Student leaders told the Salinas Union High School District board that their peers are seeing less hateful language but still face persistent incidents and gaps in responses, and they urged the district to make training and structural changes to improve safety and equity.
At the meeting a group of students representing La Paz Middle School, North Salinas High and the district’s Superintendent Student Advisory Council described several projects they led this year: a PBIS rewards program and attendance incentives at La Paz; a student‑produced anti‑hate video and classroom rollout that reached 98 social‑studies classes at North; a bathroom maintenance and tip‑line proposal; and a plan to expand AP and dual‑enrollment courses across district sites.
Why it matters: Students framed the requests as practical steps to reduce harm and increase opportunity. They asked the board to require staff training on anti‑racism and to set aside time for short mental‑health breaks during the school day — interventions they said would lower stigma and improve learning.

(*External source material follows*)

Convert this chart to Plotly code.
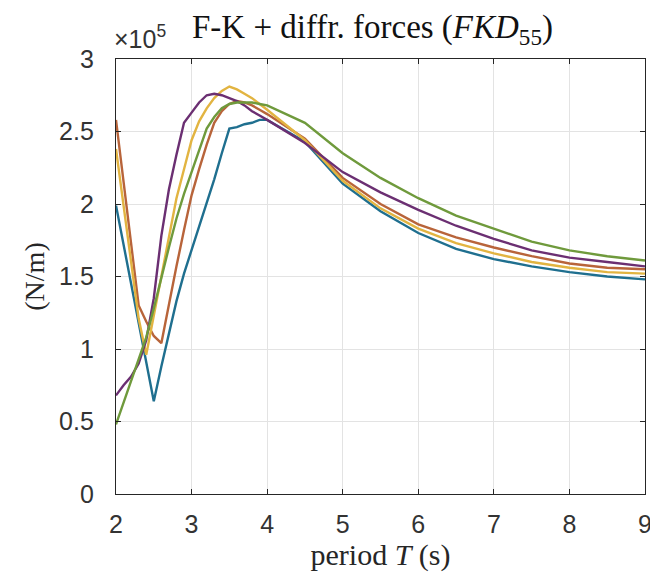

Kevin Matias, an eighth grader and La Paz SSAC representative, described PBIS incentives that boosted attendance and rewarded improvement. "This semester, we encourage positive attendance by having rewards during lunch for students with perfect attendance or improved attendance," Matias told trustees, listing field trips and ice‑cream rewards that schools used to encourage consistency.
Student leaders presenting the anti‑hate campaign summarized their findings from a Google survey of peers and said the top categories of harmful language were race, religion, sexual orientation and appearance. One presenter explained the student‑led rollout: classroom lessons, a Friday video and in‑class scripts used by volunteers to open conversations. "The presentation felt like a reminder that empathy can go a long way," a student response read during the board report.
Students proposing mental‑health breaks argued that short, structured pauses for mindfulness or quiet reflection could help overwhelmed students refocus. "Stress builds from academics, testing and social pressures," the mental‑health team said; they recommended increased staff awareness on how to recognize and connect students to supports and clearer communication about how to access wellness centers.
On AP and dual‑enrollment, student presenters asked the district to gather data on which SUHSD teachers hold master’s degrees and to build an early college pathway so students at more sites can access college credit. Their proposal envisions pilots in 2026–27 and possible rollouts in 2027–28.
Board response and next steps: Trustees thanked students for their work and signaled follow‑up. Board members said staff and the LCAP (Local Control and Accountability Plan) engagement process will consider the students’ recommendations; the board chair said staff would be bringing policy and action items back next year. Students said they hope the district will mandate tiered anti‑racism training (beginning with instructional leaders and expanding to administrators, teachers and classified staff) and set aside time for training completion.
The board did not take an immediate vote on new district policies at the meeting; trustees asked staff to return with implementation plans and timeline options.